Looking up, looking forward


The unfinished East Cross at Kells, County Meath, Ireland

Text: Numbers 21:4-9 

Once every three years we celebrate Snake on a Stick Sunday, thanks to our reading from the Book of Numbers. It’s not one of the best loved stories in the Bible, that’s for sure. God seems to be a little extreme. And the people are not very attractive either. 

Truly, all through this book the people have been miserable. They might have been liberated from slavery in Egypt thanks to God’s mighty arm, thanks to the pillar of fire and the parting of the sea, thanks to God hearing their cries of despair, but very quickly they have come to hate everything about being in the wilderness. God did provide, and Moses and Aaron and Miriam tried to make things work, but the people were disobedient and complained to them about absolutely everything. And Moses complained back to God: why did you give me these people, God? You see how it is, don’t you?

 

Perhaps the worst was when they came near the Promised Land, which was the destination all along, and the leadership sent spies in to check it out, but the spies came back and said they were scared because they thought they saw giants in the land. And so, some of the people got together and said: That’s it! We’re done. Let’s choose us a captain and let’s go back to Egypt.


Now there is a joke that every church has a Let’s Go Back to Egypt Committee. They’re the folks who insist whenever things in the parish get a little rough, maybe the rector left, maybe the numbers go down, maybe a well-beloved program starts to wither: let’s go back to what we used to know, to what we used to do. We don’t want to be where we are and we don’t want to go somewhere new. We just want to go back. I mean, yeah, we were slaves, but you know, it wasn’t so bad, and the food was great, not like this miserable food.


But I digress. 


The snakes were not the only pestilence to come among the people in the wilderness. There were also fires and a plague and one time the earth opened up and swallowed some of them. I guess you can say that the sojourn in the wilderness was a time when God had to practice tough love with the people.


But unlike with the fires and plague and earth opening up to swallow folks, this time with the snakebites, God also provided a way for them to be healed by commanding Moses to create a bronze serpent and put it on a pole so that the people could look at it when they have been bitten.

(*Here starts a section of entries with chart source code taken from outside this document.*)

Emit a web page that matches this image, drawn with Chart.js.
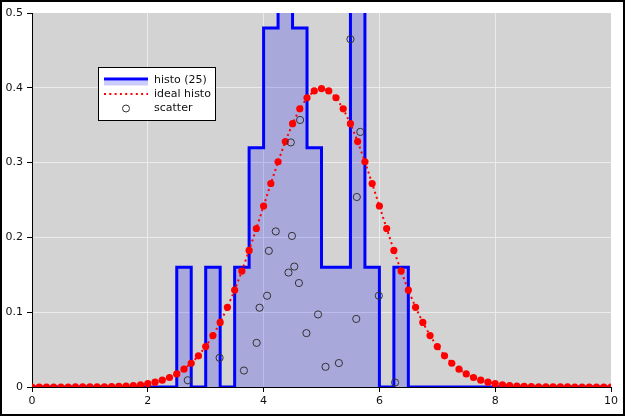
<!DOCTYPE html>
<html>
<head>
<meta charset="utf-8">
<script src="https://cdn.jsdelivr.net/npm/chart.js@4"></script>
<style>
html,body{margin:0;padding:0;background:#fff;}
canvas{display:block;}
</style>
</head>
<body>
<canvas id="c" width="625" height="416"></canvas>
<script>
// Histogram (bin width 0.25, density)
const binEdges = [0,0.25,0.5,0.75,1,1.25,1.5,1.75,2,2.25,2.5,2.75,3,3.25,3.5,3.75,4,4.25,4.5,4.75,5,5.25,5.5,5.75,6,6.25,6.5,6.75,7,7.25,7.5,7.75,8,8.25,8.5,8.75,9,9.25,9.5,9.75,10];
const binHeights = [0,0,0,0,0,0,0,0,0,0,0.16,0,0.16,0,0.16,0.32,0.48,0.64,0.48,0.32,0.16,0.16,0.64,0.16,0,0.16,0,0,0,0,0,0,0,0,0,0,0,0,0,0];

// Ideal histogram (x every 0.125)
const idealX = [0,0.125,0.25,0.375,0.5,0.625,0.75,0.875,1,1.125,1.25,1.375,1.5,1.625,1.75,1.875,2,2.125,2.25,2.375,2.5,2.625,2.75,2.875,3,3.125,3.25,3.375,3.5,3.625,3.75,3.875,4,4.125,4.25,4.375,4.5,4.625,4.75,4.875,5,5.125,5.25,5.375,5.5,5.625,5.75,5.875,6,6.125,6.25,6.375,6.5,6.625,6.75,6.875,7,7.125,7.25,7.375,7.5,7.625,7.75,7.875,8,8.125,8.25,8.375,8.5,8.625,8.75,8.875,9,9.125,9.25,9.375,9.5,9.625,9.75,9.875,10];
const idealY = [0,0,0,0.00001,0.00002,0.00003,0.00005,0.00008,0.00013,0.00022,0.00035,0.00056,0.00087,0.00134,0.00203,0.00302,0.00443,0.0064,0.00909,0.01273,0.01753,0.02377,0.03174,0.04173,0.05399,0.06879,0.08628,0.10654,0.12952,0.15501,0.18265,0.21188,0.24197,0.27205,0.30114,0.32816,0.35207,0.37186,0.38667,0.39584,0.39894,0.39584,0.38667,0.37186,0.35207,0.32816,0.30114,0.27205,0.24197,0.21188,0.18265,0.15501,0.12952,0.10654,0.08628,0.06879,0.05399,0.04173,0.03174,0.02377,0.01753,0.01273,0.00909,0.0064,0.00443,0.00302,0.00203,0.00134,0.00087,0.00056,0.00035,0.00022,0.00013,0.00008,0.00005,0.00003,0.00002,0.00001,0,0,0];

// Scatter
const scatterX = [5.50,4.63,4.47,5.67,5.61,4.21,4.49,4.09,4.53,4.43,4.61,4.06,5.99,3.93,4.94,5.60,4.74,3.88,3.24,3.66,5.30,5.07,2.69,6.27];
const scatterY = [0.465,0.357,0.327,0.341,0.254,0.208,0.202,0.182,0.161,0.153,0.139,0.122,0.122,0.106,0.097,0.091,0.072,0.059,0.039,0.022,0.032,0.027,0.009,0.006];

const xTicks = [0,2,4,6,8,10];
const yTicks = [0,0.1,0.2,0.3,0.4,0.5];
const legendLabels = ['histo (25)','ideal histo','scatter'];

const histData = binEdges.map((e,i)=>({x:e, y: i<binHeights.length ? binHeights[i] : 0}));
const idealData = idealX.map((x,i)=>({x:x, y:idealY[i]}));
const scatData = scatterX.map((x,i)=>({x:x, y:scatterY[i]}));

const FONT = 'DejaVu Sans';

const bgPlugin = {
  id:'bg',
  beforeDraw(chart){
    const {ctx, chartArea:a} = chart;
    ctx.save();
    ctx.fillStyle='#fff';
    ctx.fillRect(0,0,chart.width,chart.height);
    ctx.fillStyle='#d3d3d3';
    ctx.fillRect(a.left,a.top,a.right-a.left,a.bottom-a.top);
    ctx.restore();
  },
  afterDraw(chart){
    const ctx = chart.ctx;
    ctx.save();
    // legend
    const bx=98.5, by=67.5, bw=117, bh=53;
    ctx.fillStyle='#fff';
    ctx.fillRect(bx,by,bw,bh);
    ctx.strokeStyle='#000';
    ctx.lineWidth=1;
    ctx.strokeRect(bx,by,bw,bh);
    // histo handle
    ctx.fillStyle='rgba(0,0,255,0.2)';
    ctx.fillRect(104,80.5,44,5);
    ctx.strokeStyle='#0000ff';
    ctx.lineWidth=3;
    ctx.beginPath(); ctx.moveTo(104,79); ctx.lineTo(148,79); ctx.stroke();
    // ideal handle
    ctx.strokeStyle='#ff0000';
    ctx.lineWidth=2;
    ctx.setLineDash([2,3.3]);
    ctx.beginPath(); ctx.moveTo(104,94); ctx.lineTo(148,94); ctx.stroke();
    ctx.setLineDash([]);
    // scatter handle
    ctx.strokeStyle='#333';
    ctx.lineWidth=1;
    ctx.beginPath(); ctx.arc(126,108.5,3.5,0,Math.PI*2); ctx.stroke();
    ctx.fillStyle='#111';
    ctx.font='11px "'+FONT+'"';
    ctx.textBaseline='middle';
    ctx.textAlign='left';
    ctx.fillText(legendLabels[0],154,80);
    ctx.fillText(legendLabels[1],154,94);
    ctx.fillText(legendLabels[2],154,108.5);
    // figure border
    ctx.strokeStyle='#000';
    ctx.lineWidth=2;
    ctx.strokeRect(1,1,chart.width-2,chart.height-2);
    ctx.restore();
  }
};

new Chart(document.getElementById('c'), {
  type:'line',
  data:{
    datasets:[
      {
        label:legendLabels[0], data:histData, stepped:'before',
        borderColor:'#0000ff', borderWidth:3, backgroundColor:'rgba(0,0,255,0.2)',
        fill:'origin', pointRadius:0, borderJoinStyle:'miter', order:3, tension:0
      },
      {
        label:legendLabels[1], data:idealData,
        borderColor:'#ff0000', borderWidth:2, borderDash:[2,3.3],
        pointRadius:3.6, pointBackgroundColor:'#ff0000', pointBorderWidth:0,
        fill:false, order:2, tension:0
      },
      {
        label:legendLabels[2], data:scatData, showLine:false,
        pointRadius:3.6, pointBorderColor:'#333', pointBorderWidth:1,
        pointBackgroundColor:'rgba(0,0,0,0)', borderColor:'#333', order:1
      }
    ]
  },
  options:{
    responsive:false, animation:false,
    layout:{padding:{top:13,right:14,left:0,bottom:0}},
    plugins:{legend:{display:false}, tooltip:{enabled:false}},
    scales:{
      x:{
        type:'linear', min:0, max:10,
        afterBuildTicks(s){ s.ticks = xTicks.map(v=>({value:v})); },
        afterFit(s){ s.height = 29; },
        ticks:{color:'#111', font:{family:FONT,size:11}, padding:3, maxRotation:0,
               callback:(v)=>String(v)},
        grid:{color:(c)=> (c.tick && (c.tick.value===0||c.tick.value===10)) ? 'rgba(0,0,0,0)' : '#ebebeb',
              tickColor:'#000', tickLength:5, lineWidth:1},
        border:{display:true, color:'#000', width:1}
      },
      y:{
        type:'linear', min:0, max:0.5,
        afterBuildTicks(s){ s.ticks = yTicks.map(v=>({value:v})); },
        afterFit(s){ s.width = 32; },
        ticks:{color:'#111', font:{family:FONT,size:11}, padding:4,
               callback:(v)=>String(Math.round(v*10)/10)},
        grid:{color:(c)=> (c.tick && (c.tick.value===0||c.tick.value===0.5)) ? 'rgba(0,0,0,0)' : '#ebebeb',
              tickColor:'#000', tickLength:5, lineWidth:1},
        border:{display:true, color:'#000', width:1}
      }
    }
  },
  plugins:[bgPlugin]
});
</script>
</body>
</html>
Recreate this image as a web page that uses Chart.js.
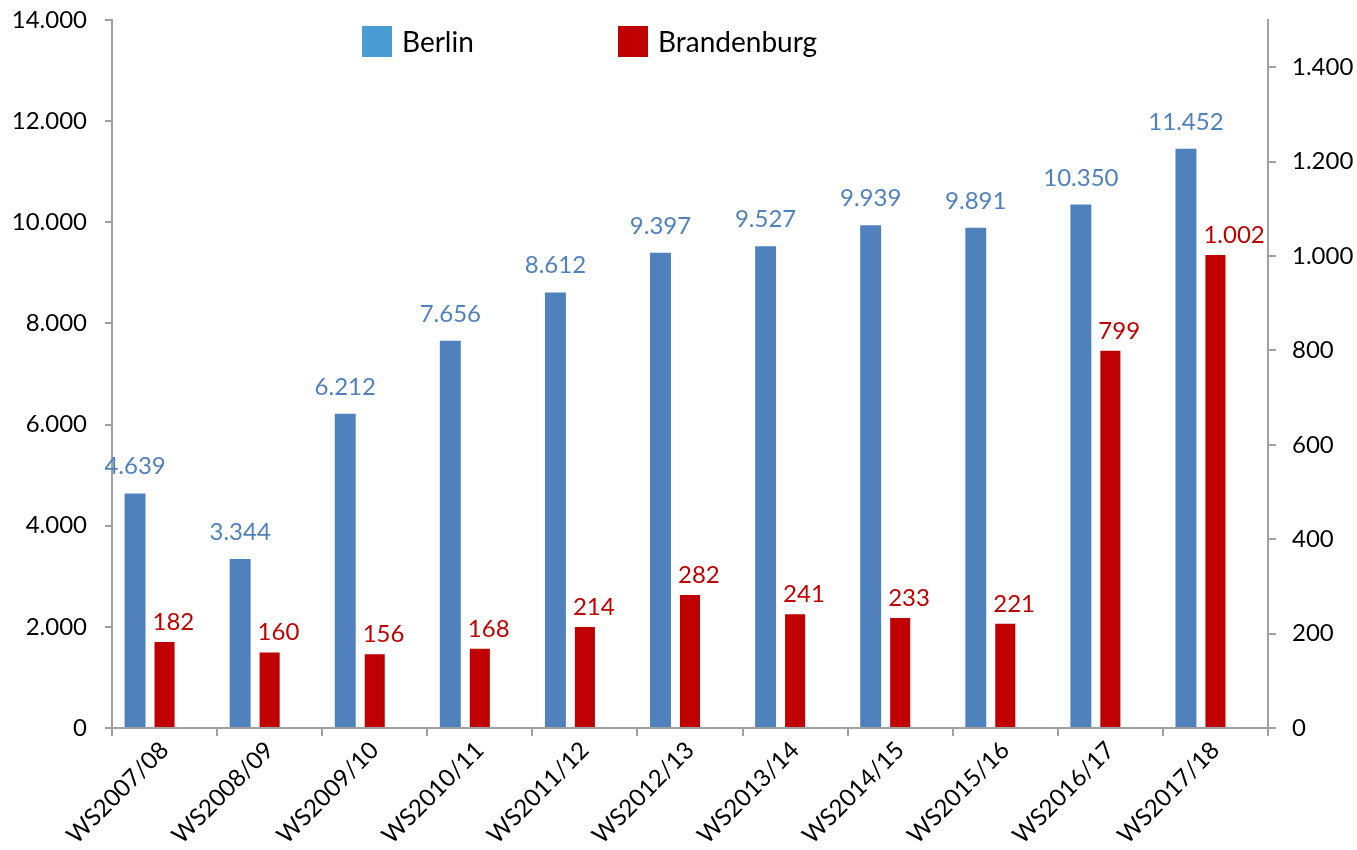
<!DOCTYPE html>
<html>
<head>
<meta charset="utf-8">
<script src="https://cdn.jsdelivr.net/npm/chart.js@4.4.1/dist/chart.umd.min.js"></script>
<style>
html,body{margin:0;padding:0;background:#fff;}
#wrap{width:1357px;height:850px;position:relative;}
</style>
</head>
<body>
<div id="wrap"><canvas id="c" width="1357" height="850"></canvas></div>
<script>
const categories = ['WS2007/08','WS2008/09','WS2009/10','WS2010/11','WS2011/12','WS2012/13','WS2013/14','WS2014/15','WS2015/16','WS2016/17','WS2017/18'];
const berlin = [4639, 3344, 6212, 7656, 8612, 9397, 9527, 9939, 9891, 10350, 11452];
const brandenburg = [182, 160, 156, 168, 214, 282, 241, 233, 221, 799, 1002];
const seriesNames = ['Berlin', 'Brandenburg'];
const leftAxis = {min: 0, max: 14000, step: 2000};
const rightAxis = {min: 0, max: 1500, step: 200, lastTick: 1400};

const FONT = 'Lato, "Liberation Sans", sans-serif';
const AXIS = '#a0a0a0';
const BERLIN_BAR = '#4f81bd';
const BERLIN_LEGEND = '#4b9bd5';
const BRB = '#c00000';
const FS = 24;

function fmt(v){ return String(v).replace(/\B(?=(\d{3})+(?!\d))/g, '.'); }

const labelPlugin = {
  id: 'valueLabels',
  afterDatasetsDraw(chart){
    const ctx = chart.ctx;
    ctx.save();
    ctx.font = FS + 'px ' + FONT;
    ctx.textBaseline = 'alphabetic';
    const m0 = chart.getDatasetMeta(0);
    ctx.fillStyle = BERLIN_BAR;
    ctx.textAlign = 'center';
    m0.data.forEach((el, i) => {
      ctx.fillText(fmt(berlin[i]), el.x, el.y - 19);
    });
    const m1 = chart.getDatasetMeta(1);
    ctx.fillStyle = BRB;
    ctx.textAlign = 'left';
    m1.data.forEach((el, i) => {
      ctx.fillText(fmt(brandenburg[i]), el.x - el.width/2 - 2, el.y - 12);
    });
    ctx.restore();
  }
};

const legendPlugin = {
  id: 'customLegend',
  afterDraw(chart){
    const ctx = chart.ctx;
    ctx.save();
    ctx.font = '28px ' + FONT;
    ctx.textBaseline = 'middle';
    ctx.textAlign = 'left';
    const items = [
      {name: seriesNames[0], color: BERLIN_LEGEND, x: 362},
      {name: seriesNames[1], color: BRB, x: 618}
    ];
    items.forEach(it => {
      ctx.fillStyle = it.color;
      ctx.fillRect(it.x, 26, 30, 31);
      ctx.fillStyle = '#000';
      ctx.fillText(it.name, it.x + 40, 43);
    });
    ctx.restore();
  }
};

function fitY(width){
  return function(s){ s.width = width; s.paddingTop = 0; s.paddingBottom = 0; };
}

new Chart(document.getElementById('c'), {
  type: 'bar',
  data: {
    labels: categories,
    datasets: [
      {label: seriesNames[0], data: berlin, backgroundColor: BERLIN_BAR, yAxisID: 'y', categoryPercentage: 0.842, barPercentage: 0.71},
      {label: seriesNames[1], data: brandenburg, backgroundColor: BRB, yAxisID: 'y1', categoryPercentage: 0.842, barPercentage: 0.68},
      {label: '', data: categories.map(() => null), backgroundColor: 'rgba(0,0,0,0)', yAxisID: 'y', categoryPercentage: 0.842, barPercentage: 0.7}
    ]
  },
  options: {
    responsive: false,
    animation: false,
    devicePixelRatio: 1,
    layout: {padding: {top: 20, left: 0, right: 0, bottom: 0}},
    plugins: {legend: {display: false}, tooltip: {enabled: false}},
    scales: {
      x: {
        grid: {offset: true, drawOnChartArea: false, drawTicks: true, tickLength: 8, tickColor: AXIS, lineWidth: 2},
        border: {display: true, color: AXIS, width: 2},
        ticks: {minRotation: 45, maxRotation: 45, autoSkip: false, color: '#000', font: {family: FONT, size: FS}, padding: 0},
        afterFit(s){ s.height = 122; s.paddingLeft = 0; s.paddingRight = 0; }
      },
      y: {
        position: 'left',
        min: leftAxis.min, max: leftAxis.max,
        ticks: {stepSize: leftAxis.step, callback: v => fmt(v), color: '#000', font: {family: FONT, size: FS}, padding: 18},
        grid: {drawOnChartArea: false, drawTicks: true, tickLength: 7, tickColor: AXIS, lineWidth: 2},
        border: {display: true, color: AXIS, width: 2},
        afterFit: fitY(112)
      },
      y1: {
        position: 'right',
        min: rightAxis.min, max: rightAxis.max,
        ticks: {stepSize: rightAxis.step, callback: v => fmt(v), color: '#000', font: {family: FONT, size: FS}, padding: 16},
        afterBuildTicks(s){ s.ticks = s.ticks.filter(t => t.value <= rightAxis.lastTick); },
        grid: {drawOnChartArea: false, drawTicks: true, tickLength: 8, tickColor: AXIS, lineWidth: 2},
        border: {display: true, color: AXIS, width: 2},
        afterFit: fitY(89)
      }
    }
  },
  plugins: [labelPlugin, legendPlugin]
});
</script>
</body>
</html>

And instead of dying, they would live. The snakes didn’t go away, and they didn’t stop biting, but their poison no longer caused death. It’s weird, but it worked.


So what I love about this story is the recognition that it is by looking at what has harmed us that we can be healed. 


In the last year, we all have suffered a lot of loss. Families have been unable to be together during holidays or even regular days. We haven’t been able to hug each other. People have lost their jobs, businesses have closed, some for good. Children haven’t been able to be with their friends at school or visited with their grandparents. People have died, sometimes alone and afraid, some of them our family members. The pandemic has been a trauma to our communities, to our families, to ourselves. It has been a time of grief as well as anger and frustration. 


And even as the pandemic raged, we’ve seen in this year serious civil unrest, social turmoil, political polarization, a deadly insurrection at our nation’s Capitol. People have been unspeakably horrible to one other, bullying, screaming, deliberately coughing on other people, taunting, showing utter contempt. Beating and killing each other. At least one high profile kidnapping plot. Even if we have not witnessed those things in person we’ve seen them on our screens. Many nights I’ve awaked in the dark all curled up in a ball or clenching my teeth or my fists and wondering what on earth is going to become of us.


And our parish has suffered loss as well. The rector moved away and some of our friends have dropped out of sight and our pledges are seriously down.


We have a lot to grieve. So many losses and so much harm to grieve.


Now of course we are seeing light at the end of this long dark tunnel. More and more of us are being vaccinated against the ravages of the coronavirus, fewer and fewer are succumbing to illness in the community around us, and we know the day is coming soon when we will be able to sit together inside and sing together and - oh how wonderful! - eat together.


And in light of that light, it is tempting to just shut the door on the past 12 months and dust off our hands and say, thank goodness that’s over, it’s over, it’s in the past now. But of course, as William Faulkner famously said, “The past is never dead, it’s not even past.” The past stays with us until we deal with it. Our grief, our frustration, our sorrow, sickness and death, loss, fear, disappointment - all those things will still have power over us to keep us from growing, to keep us from regaining our balance, our health, our happiness, to keep us from getting to our promised land, from finding new life as a parish even in the midst of continuing adversity - because there is always going to be adversity - unless we find a way to heal.


So on this Snake on a Stick Sunday, God has a bizarre suggestion for us, but it just might work:


Look at the thing that has harmed you, that which has given you grief and sorrow, that which has made you ashamed or frightened you. Don’t turn away from it but look at it squarely and without flinching and see it for what it is, and go ahead and grieve.


And then, through the grace of God, it will no longer have power over us, and we can be healed.